Thank you all for sharing with us - you have made a big difference in our lives.

Hugs from
Jack and Jill   


Tuesday, January 8, 2013

The Holidays with Jack and Jill

A look back on the holidays.................. 

Ahhhhhhhhhh, the holidays!
A week off from work! Time to relax. Time for family. Time for fun. Time for freaking out!!!

I wonder why the holidays are such a stressful time of year - especially for us "subs"?
I think we try too hard for perfection.








A normal holiday in the house of Jack and Jill:
Ok - so there are going to be guests - will they judge us on how clean our floors are?
Probably not - but ok - I'll wash the floors anyway, 
and make a great dinner, -------------------------------------------->
and wash the windows, 
and vacuum the rugs 
and wash down the counters, 


and buy the presents and wrap them too, while I'm at it.







 
Oh, yeah - lots of people spending the night - so out comes the guest beds. (fold up kind)
and now for bedclothes,pillows, blankets, lamps to make it cozy.

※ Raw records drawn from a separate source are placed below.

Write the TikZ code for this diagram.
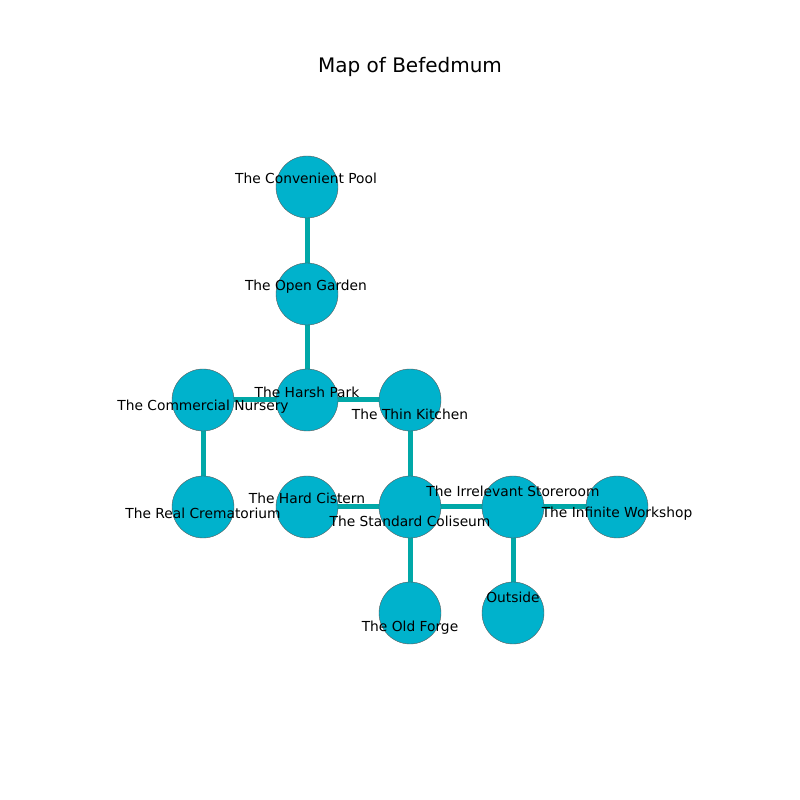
\documentclass[tikz,border=0pt]{standalone}
\usepackage{fontspec}
\setmainfont{DejaVu Sans}
\usepackage{tikz}

\definecolor{roomfill}{HTML}{00B2CC}
\definecolor{roadcol}{HTML}{00A8A8}

\begin{document}
\begin{tikzpicture}[x=1pt, y=1pt,
		room/.style = {
			shape=circle, draw=gray!70!black, line width=0.4pt,
			fill=roomfill, minimum size=62pt, inner sep=0pt},
		road/.style = {draw=roadcol, line width=5pt},
		tag/.style = {font=\fontsize{13.8}{15}\selectfont, inner sep=0pt, text=black}]
		\useasboundingbox (0,0) rectangle (800,800);
		\node[font=\fontsize{20}{22}\selectfont] (title) at (410,733) {Map of Befedmum};
		% rooms
		\coordinate (cpool) at (307,613);
		\coordinate (cgarden) at (307,506);
		\coordinate (charsh) at (307,400);
		\coordinate (cnursery) at (203,400);
		\coordinate (ckitchen) at (410,400);
		\coordinate (ccrem) at (203,293);
		\coordinate (ccistern) at (307,293);
		\coordinate (ccoliseum) at (410,293);
		\coordinate (cstore) at (513,293);
		\coordinate (cworkshop) at (617,293);
		\coordinate (cforge) at (410,187);
		\coordinate (coutside) at (513,187);
		% roads
		\draw[road] (cpool) -- (cgarden);
		\draw[road] (cgarden) -- (charsh);
		\draw[road] (charsh) -- (cnursery);
		\draw[road] (charsh) -- (ckitchen);
		\draw[road] (cnursery) -- (ccrem);
		\draw[road] (ckitchen) -- (ccoliseum);
		\draw[road] (ccistern) -- (ccoliseum);
		\draw[road] (ccoliseum) -- (cstore);
		\draw[road] (cstore) -- (cworkshop);
		\draw[road] (ccoliseum) -- (cforge);
		\draw[road] (cstore) -- (coutside);
		\node[room] (pool) at (cpool) {};
		\node[room] (garden) at (cgarden) {};
		\node[room] (harsh) at (charsh) {};
		\node[room] (nursery) at (cnursery) {};
		\node[room] (kitchen) at (ckitchen) {};
		\node[room] (crem) at (ccrem) {};
		\node[room] (cistern) at (ccistern) {};
		\node[room] (coliseum) at (ccoliseum) {};
		\node[room] (store) at (cstore) {};
		\node[room] (workshop) at (cworkshop) {};
		\node[room] (forge) at (cforge) {};
		\node[room] (outside) at (coutside) {};
		% labels
		\node[tag] (lpool) at (306,622) {The Convenient Pool};
		\node[tag] (lgarden) at (306,513) {The Open Garden};
		\node[tag] (lharsh) at (307,408) {The Harsh Park};
		\node[tag] (lnursery) at (203,393) {The Commercial Nursery};
		\node[tag] (lkitchen) at (410,386) {The Thin Kitchen};
		\node[tag] (lcrem) at (203,287) {The Real Crematorium};
		\node[tag] (lcistern) at (307,302) {The Hard Cistern};
		\node[tag] (lcoliseum) at (410,279) {The Standard Coliseum};
		\node[tag] (lstore) at (513,309) {The Irrelevant Storeroom};
		\node[tag] (lworkshop) at (617,286) {The Infinite Workshop};
		\node[tag] (lforge) at (410,172) {The Old Forge};
		\node[tag] (loutside) at (513,203) {Outside};
	\end{tikzpicture}
\end{document}
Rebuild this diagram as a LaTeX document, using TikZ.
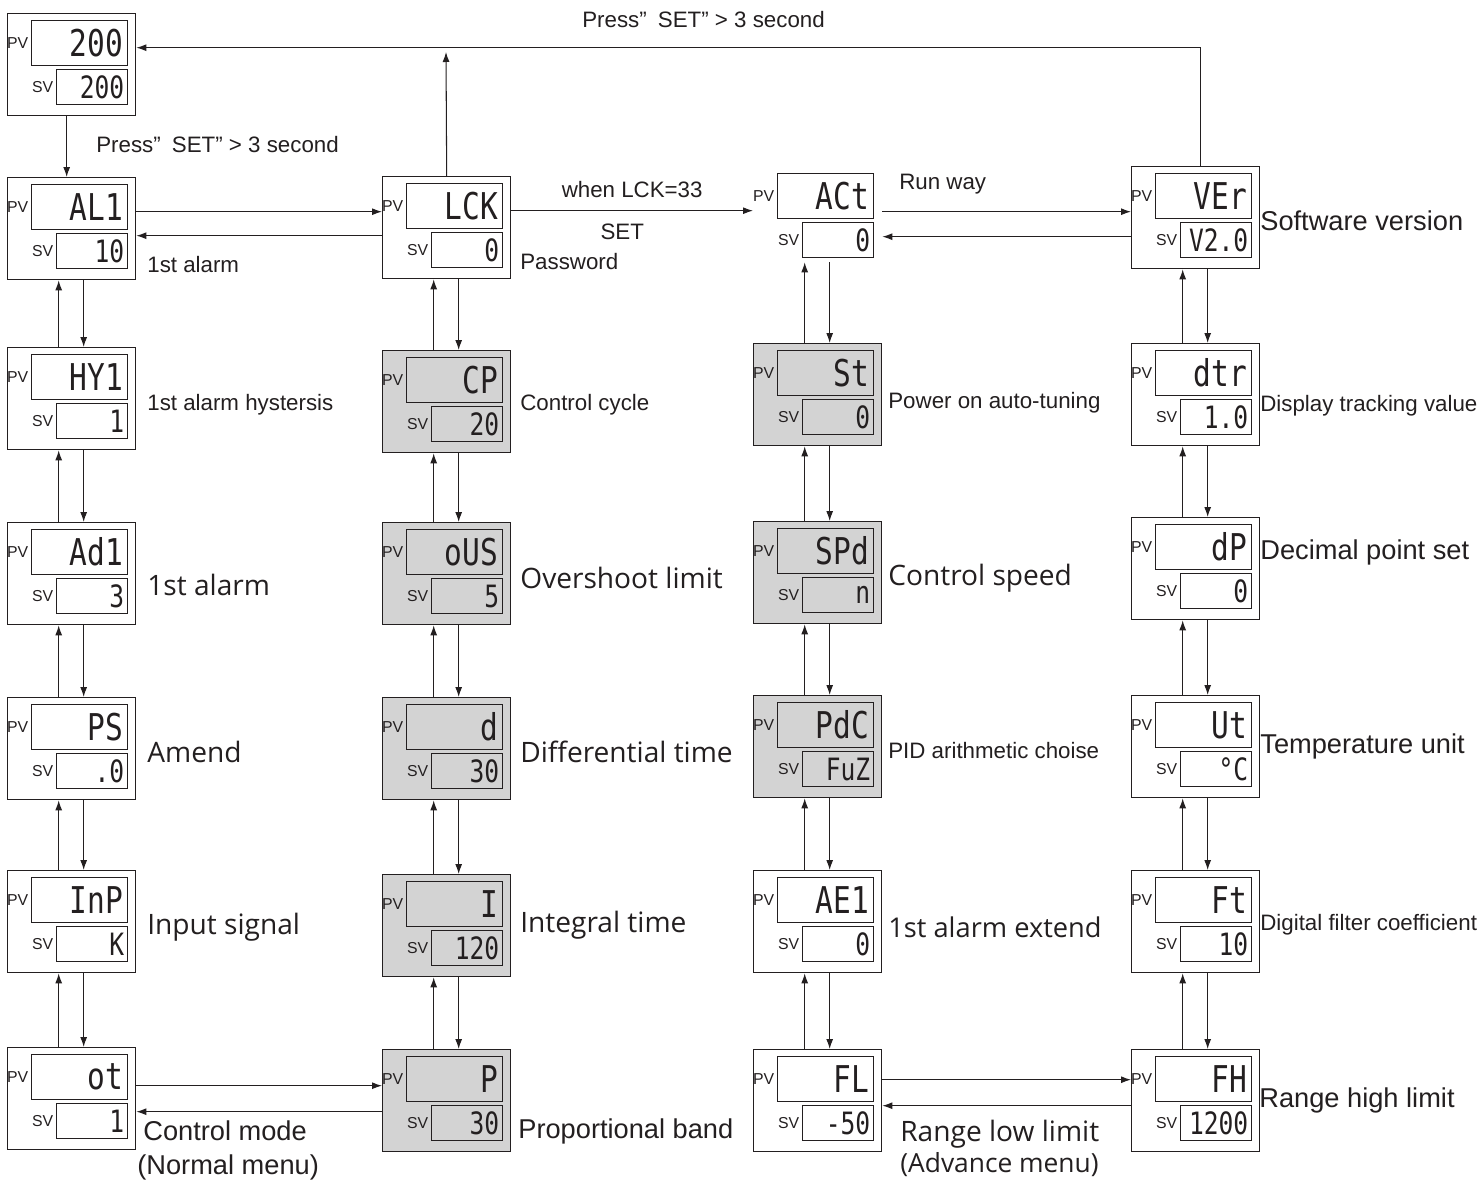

No wonder I'm a wreck during the holidays!

There went family time, unless you count the time spent over hubby's  knee!!

I wonder how my Jack takes it all in his stride. 
I wish I could take a page out of HIS book.
But I don't know the title or where to buy the book!! 





Any clues of where that book can be found - would be much appreciated.
Until them.............................thank goodness Christmas only comes once a year!

Happy 2013

Jack's Jill 










Tuesday, January 1, 2013

A New Year and a New Beginning for Jack and Jill

So begins a new year.

A very different start to a new year, than last year, to say the least.
We have embraced Domestic Discipline and I don't think we'll ever look back.

I wrote on a blog somewhere, that I truly believe that there would be fewer divorces, if people lived a DD lifestyle.
Those who have embraced this lifestyle are looking for ways to make their marriage/relationship work - and to change the dynamics and roles is a big job - but so worth it!

We had our talk today about how things are going. We looked at our list and added some new goals we want to work on for the next 2 weeks. I am going to need help with these goals, and luckily Daddy Jack will help me to keep me in the right mind-set towards my goal of being a content, submissive wife. Jack has promised to give me light reminders 4 times a week and corner/thinking time, if he feels it's necessary.

On the other hand - I don't understand people who choose this lifestyle and then do everything they can to "break rules", brat, contradict and negotiate. That just doesn't make sense!
We've agreed that the only time I am to be spanked as punishment is if I break any of the 4 D rules. To be honest - I love him, why would I disobey, disrespect, be disloyal or dishonest to the man I love?
If things aren't going to satisfaction - then weekly talks should help. I'm not a mind reader, and neither is Jack, therefore those weekly talks are really, really important. It's the only way to know what each other is needing and to be on the same page.

I'm also looking forward to Jack giving me bedtime curfews - I know my mornings will be so much better, if he makes me go to bed earlier than I usually do. Some might think this is micro-managing, but I consider it a great help. I am a night person living and working at a day job.

Jack will be working on being attentive to my needs and his  new responsibilities as head of the house.


That's about it for now.
Looking forward to a wonderful year!